Special teams play had a huge impact on the game.  Against Northwestern, Duke lost the special teams battle after giving up a kickoff return for a touchdown and fumbling a punt in the fourth quarter.  Last week, a Ryan Smith punt return to the 1 yard line and a DeVon Edwards kickoff return for a touchdown proved to be huge in the win.  This week, Duke won the special teams battle again and, as a direct result, won the football game.  Not only were Ross Martin’s three made field goals Duke’s only scoring in the game, Lichtenberg’s late miss squandered an opportunity for the Eagles to take the lead, and this was in addition to a botched snap on a BC field goal attempt earlier in the game.  Johnell Barnes recovered a fumbled punt early in the second half.  Duke wasn’t able to cash in, but the games lone turnover gave the Duke defense an opportunity to rest up for what would be a tiring second half.  A Will Monday punt late in the fourth that went sideways and out of bounds, giving BC the ball at midfield needing just a field goal to win, could have cost Duke the game, but the defense was there to bail the Devils out once again.

Additional News & Notes

Duke is 4-1 in consecutive seasons for the first time since 1965.
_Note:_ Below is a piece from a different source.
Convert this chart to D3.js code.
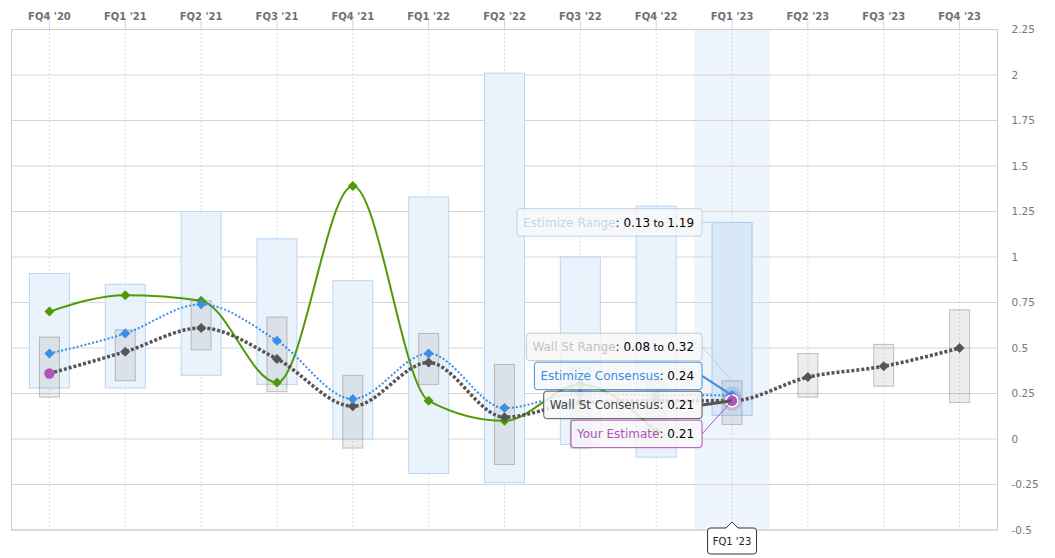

Duke is now 13-5 in the ACC since the start of the 2013 season.

Duke hasn’t lost in October since a loss at Florida State on October 27, 2012.

One comment

  1. 0.9 yards rushing is dismal.  You have to give BC credit for their defense, however, why would the offensive coordinator continue to call running plays up the middle.  4 attempts from the 2 yard line and 0 points. The coaches need to come up with a new game plan for running the ball.